题解报告：hdu 1312 Red and Black（简单dfs）

Problem Description

There is a rectangular room, covered with square tiles. Each tile is colored either red or black. A man is standing on a black tile. From a tile, he can move to one of four adjacent tiles. But he can't move on red tiles, he can move only on black tiles.
Write a program to count the number of black tiles which he can reach by repeating the moves described above. 

Input

The input consists of multiple data sets. A data set starts with a line containing two positive integers W and H; W and H are the numbers of tiles in the x- and y- directions, respectively. W and H are not more than 20.
There are H more lines in the data set, each of which includes W characters.

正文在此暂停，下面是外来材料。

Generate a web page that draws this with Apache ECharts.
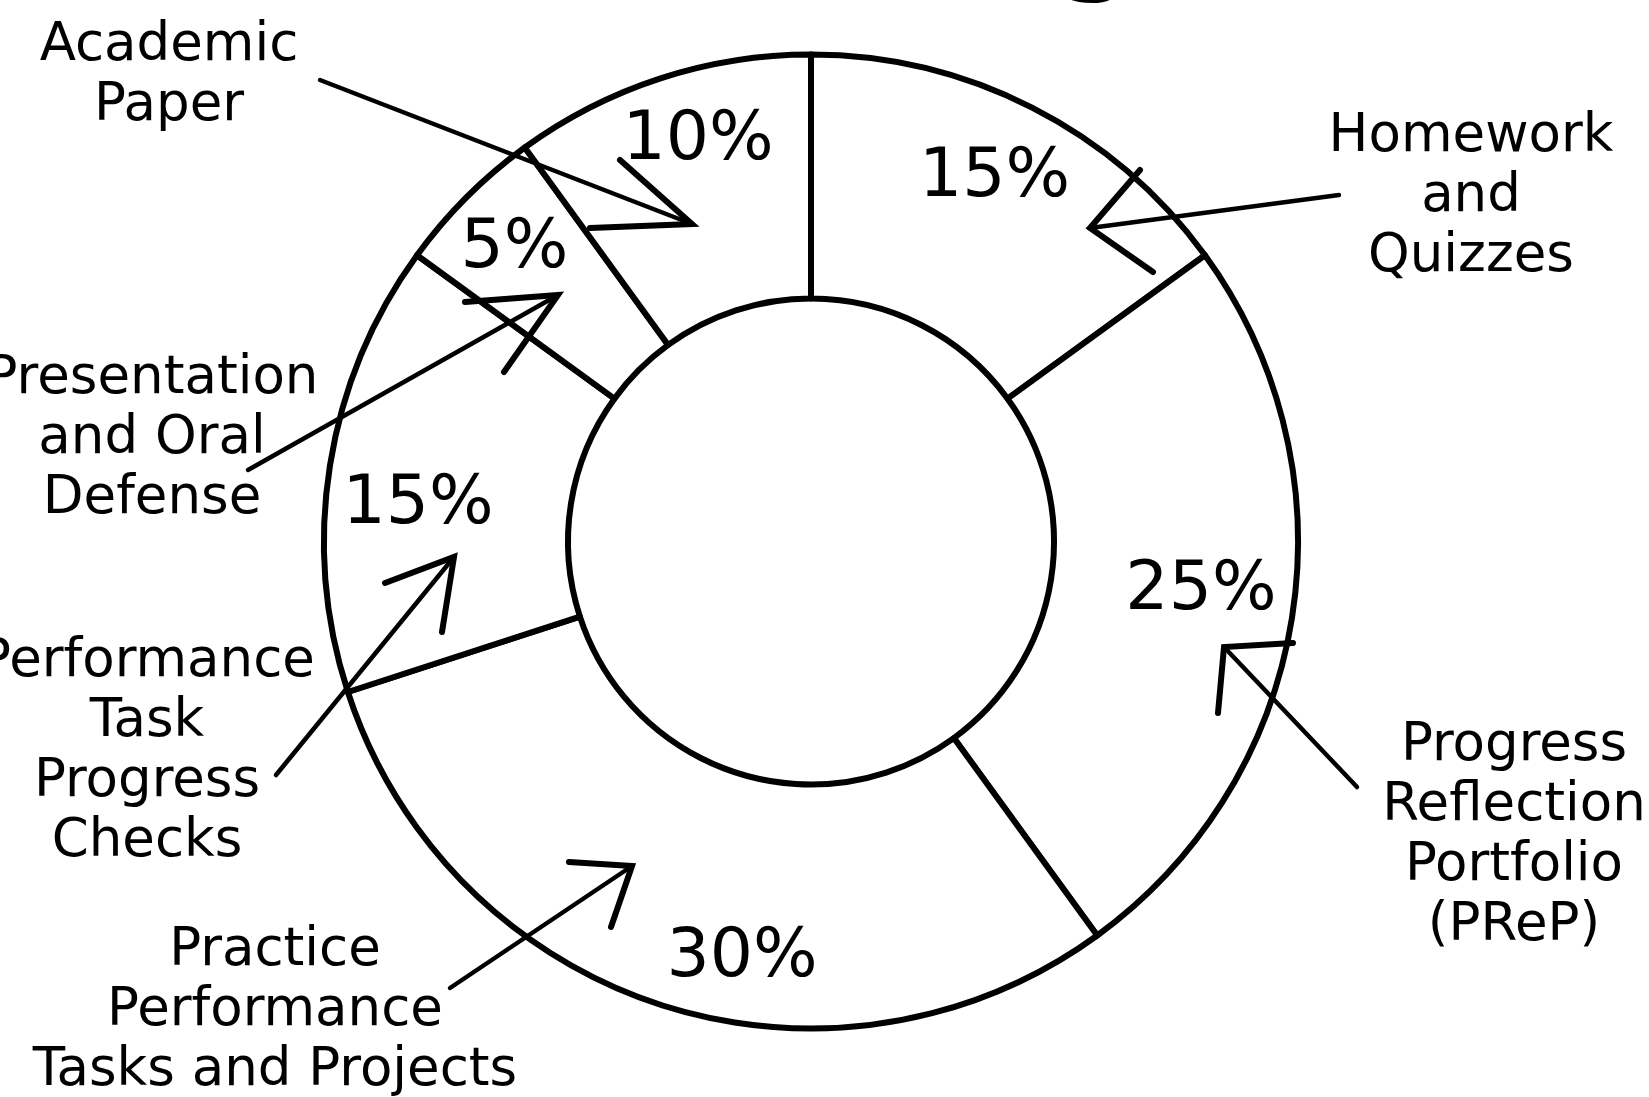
<!DOCTYPE html>
<html>
<head>
<meta charset="utf-8">
<style>
  html, body { margin: 0; padding: 0; background: #ffffff; }
  #chart { width: 1649px; height: 1097px; }
</style>
<script src="https://cdn.jsdelivr.net/npm/echarts@6/dist/echarts.min.js"></script>
</head>
<body>
<div id="chart"></div>
<script>
// ---- data ----
const categories = [
  'Homework and Quizzes',
  'Progress Reflection Portfolio (PReP)',
  'Practice Performance Tasks and Projects',
  'Performance Task Progress Checks',
  'Presentation and Oral Defense',
  'Academic Paper'
];
const weights = [15, 25, 30, 15, 5, 10];
const labelTexts = [
  'Homework\nand\nQuizzes',
  'Progress\nReflection\nPortfolio\n(PReP)',
  'Practice\nPerformance\nTasks and Projects',
  'Performance\nTask\nProgress\nChecks',
  'Presentation\nand Oral\nDefense',
  'Academic\nPaper'
];
const titleText = 'Grading';

// ---- layout (annotation placement, not data) ----
const FONT = 'DejaVu Sans';
const CX = 811, CY = 541.5, R_IN = 243, R_OUT = 487;
const nameLayout = [
  { x: 1471, y: 197 },
  { x: 1514, y: 836 },
  { x: 275,  y: 1011 },
  { x: 147,  y: 752 },
  { x: 152,  y: 439 },
  { x: 169,  y: 76 }
];
const pctOffset = [[-3, 3], [-16, -14], [58, 26], [13, 28], [-6, -2], [14, -9]];
// tail, tip, arm1, arm2
const arrowLayout = [
  { tail: [1339, 195], tip: [1090, 228], a1: [1140, 170], a2: [1153, 272] },
  { tail: [1357, 787], tip: [1224, 647], a1: [1293, 643], a2: [1218, 713] },
  { tail: [450, 988],  tip: [632, 866],  a1: [569, 862],  a2: [611, 927] },
  { tail: [276, 775],  tip: [454, 557],  a1: [385, 583],  a2: [442, 632] },
  { tail: [248, 470],  tip: [558, 295],  a1: [465, 302],  a2: [504, 372] },
  { tail: [320, 80],   tip: [692, 224],  a1: [620, 160],  a2: [590, 228] }
];

const pieData = categories.map((c, i) => ({ name: c, value: weights[i] }));
const pctData = categories.map((c, i) => ({
  name: c, value: weights[i], label: { offset: pctOffset[i] }
}));

const graphics = [];
// partially visible title at top edge
graphics.push({
  type: 'text', silent: true, z: 10,
  style: {
    text: titleText, x: 1135, y: 0,
    align: 'right', verticalAlign: 'bottom',
    font: '130px "Noto Sans"', fill: '#000'
  }
});
labelTexts.forEach((t, i) => {
  graphics.push({
    type: 'text', silent: true, z: 10,
    style: {
      text: t, x: nameLayout[i].x, y: nameLayout[i].y,
      align: 'center', verticalAlign: 'middle',
      font: '53px "' + FONT + '"', lineHeight: 60, fill: '#000'
    }
  });
});
arrowLayout.forEach(a => {
  graphics.push({
    type: 'polyline', silent: true, z: 11,
    shape: { points: [a.tail, a.tip] },
    style: { stroke: '#000', lineWidth: 4.5, lineCap: 'round', fill: null }
  });
  graphics.push({
    type: 'polyline', silent: true, z: 11,
    shape: { points: [a.a1, a.tip, a.a2] },
    style: { stroke: '#000', lineWidth: 6, lineCap: 'round', lineJoin: 'miter', fill: null }
  });
});

const chart = echarts.init(document.getElementById('chart'), null, { renderer: 'canvas' });
chart.setOption({
  backgroundColor: '#ffffff',
  animation: false,
  series: [
    {
      type: 'pie',
      silent: true,
      center: [CX, CY],
      radius: [R_IN, R_OUT],
      startAngle: 90,
      clockwise: true,
      avoidLabelOverlap: false,
      itemStyle: { color: '#ffffff', borderColor: '#000000', borderWidth: 6 },
      label: { show: false },
      labelLine: { show: false },
      emphasis: { disabled: true },
      data: pieData
    },
    {
      type: 'pie',
      silent: true,
      center: [CX, CY],
      radius: [329, R_OUT],
      startAngle: 90,
      clockwise: true,
      avoidLabelOverlap: false,
      z: 5,
      itemStyle: { color: 'rgba(0,0,0,0)', borderWidth: 0 },
      label: {
        show: true, position: 'inside', formatter: '{c}%',
        fontFamily: FONT, fontSize: 68, color: '#000'
      },
      labelLine: { show: false },
      emphasis: { disabled: true },
      data: pctData
    }
  ],
  graphic: graphics
});
</script>
</body>
</html>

Each character represents the color of a tile as follows.
'.' - a black tile 
'#' - a red tile 
'@' - a man on a black tile(appears exactly once in a data set) 

Output

For each data set, your program should output a line which contains the number of tiles he can reach from the initial tile (including itself). 

Sample Input

6 9

....#.

.....#

......

......

......

......

......

#@...#

.#..#.

11 9

.#.........

.#.#######.

.#.#.....#.

.#.#.###.#.

.#.#..@#.#.

.#.#####.#.

.#.......#.

.#########.

...........

11 6

..#..#..#..

..#..#..#..

..#..#..###

..#..#..#@.

..#..#..#..

..#..#..#..

7 7

..#.#..

..#.#..

###.###

...@...

###.###

..#.#..

..#.#..

0 0

Sample Output

45

59

6

13

解题思路：简单深搜，水过！

AC代码：

#include<iostream>
using namespace std;
const int maxn=25;
int col,row,cnt,si,sj,dir[4][2]={{-1,0},{1,0},{0,-1},{0,1}};char mp[maxn][maxn];
void dfs(int x,int y){
    if(x<0||y<0||x>=row||y>=col||mp[x][y]=='#')return;
    mp[x][y]='#';cnt++;//标记为'#'，并且计数器加1
    for(int i=0;i<4;++i)
        dfs(x+dir[i][0],y+dir[i][1]);//直接搜索四个方向
}
int main(){
    while(cin>>col>>row&&(col+row)){
        for(int i=0;i<row;++i){
            for(int j=0;j<col;++j){
                cin>>mp[i][j];
                if(mp[i][j]=='@'){si=i;sj=j;}
            }
        }
        cnt=0;mp[si][sj]='.';dfs(si,sj);//从'@'开始搜索
        cout<<cnt<<endl;
    }
    return 0;
}